Name	Type	Description	Default
params	ParamsCDNLSSM	Parameters of the CDNLSSM.	required
emissions	Array	Emission sequence.	required
t_emissions	Optional[Array]	Time instants of observations.	None
filter_hyperparams	Optional[DPFHyperParams]	Hyperparameters of the filter.	None
inputs	Optional[Array]	Inputs.	None
output_fields	Optional[List[str]]	Fields to return.	None
key	PRNGKeyArray	Random key.	PRNGKey(0)
warn	bool	Whether to warn.	True

Returns:

Name	Type	Description
PosteriorCDNLSSMFiltered		Posterior distribution of the CDNLSSM.

cdnlssm_forecast(params: ParamsCDNLSSM, init_forecast: Float[Array, 'state_dim M'], t_init: Float[Array, '1 1'], t_forecast: Optional[Float[Array, 'num_timesteps 1']] = None, filter_hyperparams: Optional[DPFHyperParams] = DPFHyperParams(), inputs: Optional[Float[Array, 'ntime input_dim']] = None, key: PRNGKey = jr.PRNGKey(0), diffeqsolve_settings: dict = {}, warn: bool = True) -> Float[Array, 'num_timesteps state_dim M']

Run an continuous-discrete nonlinear model to produce the forecasted state estimates.

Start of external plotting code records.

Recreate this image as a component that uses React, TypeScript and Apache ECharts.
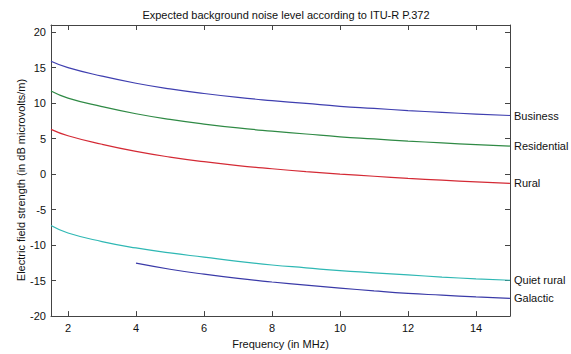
import React, { useEffect, useRef } from "react";
import * as echarts from "echarts";

const freqs = [1.5, 2, 3, 4, 5, 6, 7, 8, 9, 10, 11, 12, 13, 14, 15];
const business = [15.9, 15.0, 13.8, 12.8, 12.0, 11.35, 10.8, 10.35, 9.95, 9.55, 9.25, 8.95, 8.7, 8.45, 8.25];
const residential = [11.7, 10.7, 9.5, 8.5, 7.7, 7.05, 6.5, 6.05, 5.65, 5.25, 4.95, 4.65, 4.4, 4.15, 3.95];
const rural = [6.3, 5.4, 4.2, 3.2, 2.4, 1.75, 1.2, 0.75, 0.35, 0.0, -0.3, -0.6, -0.85, -1.1, -1.3];
const quietRural = [-7.25, -8.3, -9.5, -10.4, -11.1, -11.7, -12.3, -12.8, -13.2, -13.6, -13.9, -14.2, -14.5, -14.75, -14.95];
const galacticFreqs = [4, 5, 6, 7, 8, 9, 10, 11, 12, 13, 14, 15];
const galactic = [-12.55, -13.4, -14.1, -14.7, -15.2, -15.65, -16.05, -16.45, -16.8, -17.05, -17.3, -17.5];
const xTicks = [2, 4, 6, 8, 10, 12, 14];

const seriesDefs = [
  { name: "Business", x: freqs, y: business, color: "#3f3fb0" },
  { name: "Residential", x: freqs, y: residential, color: "#2f8a45" },
  { name: "Rural", x: freqs, y: rural, color: "#d42a35" },
  { name: "Quiet rural", x: freqs, y: quietRural, color: "#2fb8b4" },
  { name: "Galactic", x: galacticFreqs, y: galactic, color: "#3a3aa8" },
];

const FONT = "'Liberation Sans', Arial, sans-serif";
const AXIS_COLOR = "#444";

export default function App() {
  const ref = useRef<HTMLDivElement>(null);
  useEffect(() => {
    document.body.style.margin = "0";
    const chart = echarts.init(ref.current!, null, { renderer: "svg" });
    const baseX = {
      type: "value" as const,
      min: 1.5,
      max: 15,
      splitLine: { show: false },
      axisLine: { show: true, onZero: false, lineStyle: { color: AXIS_COLOR, width: 1 } },
      axisTick: { show: true, inside: true, length: 5, lineStyle: { color: AXIS_COLOR } },
    };
    const baseY = {
      type: "value" as const,
      min: -20,
      max: 21,
      interval: 5,
      splitLine: { show: false },
      axisLine: { show: true, onZero: false, lineStyle: { color: AXIS_COLOR, width: 1 } },
      axisTick: { show: true, inside: true, length: 5, lineStyle: { color: AXIS_COLOR } },
    };
    chart.setOption({
      animation: false,
      backgroundColor: "#fff",
      title: {
        text: "Expected background noise level according to ITU-R P.372",
        left: 281,
        textAlign: "center",
        top: 4,
        textStyle: { fontFamily: FONT, fontSize: 11, fontWeight: "normal", color: "#111" },
      },
      grid: { left: 51, right: 61, top: 25, bottom: 35, containLabel: false },
      graphic: [
        {
          type: "text",
          x: 21,
          y: 180,
          rotation: Math.PI / 2,
          style: {
            text: "Electric field strength (in dB microvolts/m)",
            fontFamily: FONT,
            fontSize: 11,
            fill: "#111",
            textAlign: "center",
            textVerticalAlign: "middle",
          },
        },
      ],
      xAxis: [
        {
          ...baseX,
          position: "bottom",
          name: "Frequency (in MHz)",
          nameLocation: "middle",
          nameGap: 20,
          nameTextStyle: { fontFamily: FONT, fontSize: 11, color: "#111" },
          axisTick: { ...baseX.axisTick, customValues: xTicks },
          axisLabel: { customValues: xTicks, fontFamily: FONT, fontSize: 11, color: "#111", margin: 6 },
        },
        {
          ...baseX,
          position: "top",
          axisTick: { ...baseX.axisTick, customValues: xTicks },
          axisLabel: { show: false, customValues: xTicks },
        },
      ],
      yAxis: [
        {
          ...baseY,
          position: "left",
          axisLabel: { fontFamily: FONT, fontSize: 11, color: "#111", margin: 5 },
        },
        {
          ...baseY,
          position: "right",
          axisLabel: { show: false },
        },
      ],
      series: seriesDefs.map((s) => ({
        type: "line",
        name: s.name,
        data: s.x.map((f, i) => [f, s.y[i]]),
        smooth: true,
        showSymbol: false,
        symbol: "none",
        lineStyle: { color: s.color, width: 1.2 },
        itemStyle: { color: s.color },
        clip: false,
        endLabel: {
          show: true,
          formatter: s.name,
          distance: 4,
          fontFamily: FONT,
          fontSize: 11,
          color: "#111",
        },
      })),
    });
    return () => chart.dispose();
  }, []);
  return <div ref={ref} style={{ width: 571, height: 354 }} />;
}
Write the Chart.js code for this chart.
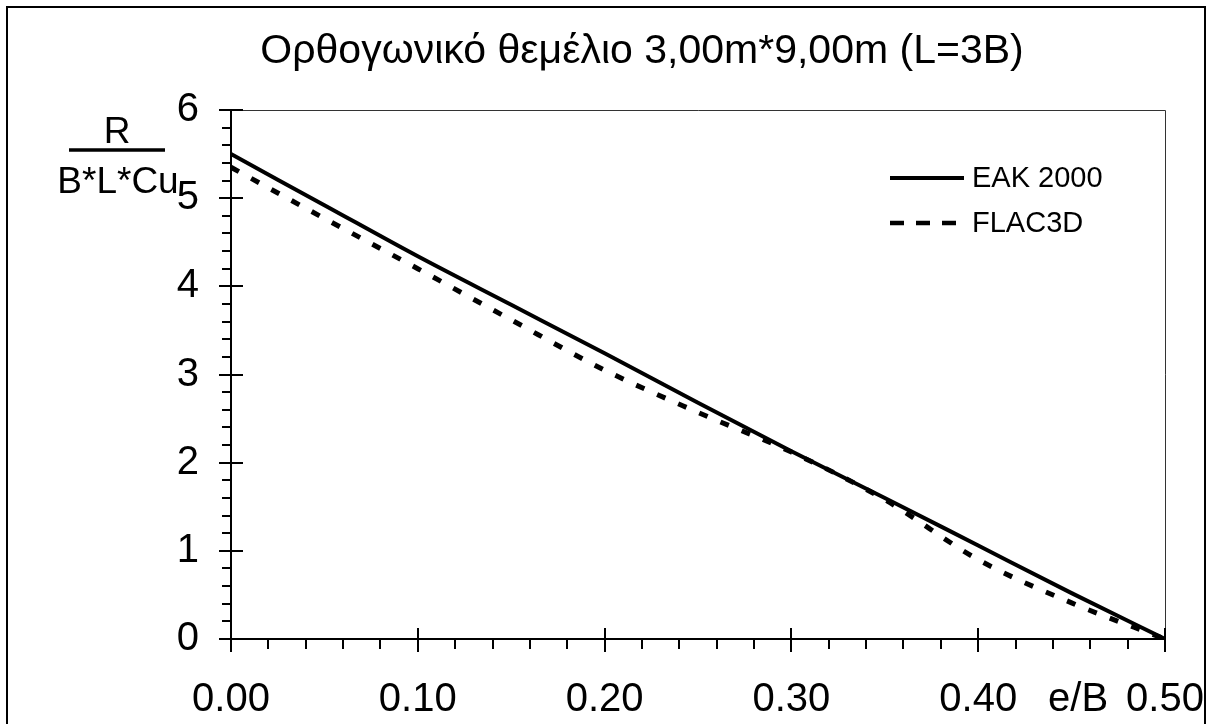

It supports two modes of forecasting:
1) Forecasting through nonlinear distributions, based on DPF: in this case, the initial condition of the forecast is a distribution (e.g., the filtering distribution at the last observation), and we forecast the evolution of such distribution based on DPF with no resampling.
2) Forecasting paths, based on solving the SDE: in this case, the initial condition of the forecast is a point estimate of state, and we

Parameters:

Name	Type	Description	Default
params	ParamsCDNLSSM	CD-NLSSM parameters.	required
init_forecast	Float[Array, 'state_dim M']	initial condition to start forecasting with, which we push forward starting at that state	required
t_init	Float[Array, '1 1']	time-instant of the initial condition of forecast	required
t_forecast	Optional[Float[Array, 'num_timesteps 1']]	continuous-time specific time instants of observations: if not None, it is an array	None
filter_hyperparams	Optional[DPFHyperParams]	hyper-parameters of the filter	DPFHyperParams()
inputs	Optional[Float[Array, 'ntime input_dim']]	optional array of inputs, of shape (1 + num_timesteps) imes input_dim - The extra input is needed for the initial emission, i.e., it should be at time t_init	None
key	PRNGKey	random key (e.g., for sampling).	PRNGKey(0)
diffeqsolve_settings	dict	settings for the SDE solver	{}
warn	bool	whether to issue warnings during forecasting (e.g., PSD issues).	True

Returns:

Name	Type	Description
post	Float[Array, 'num_timesteps state_dim M']	forecasted states over time of shape num_timesteps state_dim M.

cdnlssm_joint_sample(params: ParamsCDNLSSM, key: PRNGKeyArray, num_timesteps: int, t_emissions: Optional[Array] = None, inputs: Optional[Array] = None, diffeqsolve_settings: Optional[dict] = None)

Sample states and emissions jointly by integrating the SDE and drawing emissions.

compute_pushforward(x0: Array, P0: Array, params: ParamsCDNLSSM, t0: Float, t1: Float, inputs: Optional[Array] = None, diffeqsolve_settings: Optional[dict] = None) -> Tuple[Array, Array]

Compute the pushforward of particles through the CD-NLSSM dynamics.

Currently, as only Brownian motion-driven SDEs are supported, this simply calls the CDNLGSSM pushforward.

Returns:

Type	Description
Tuple[Array, Array]	Tuple[Array, Array]: Mean and covariance of the pushforward.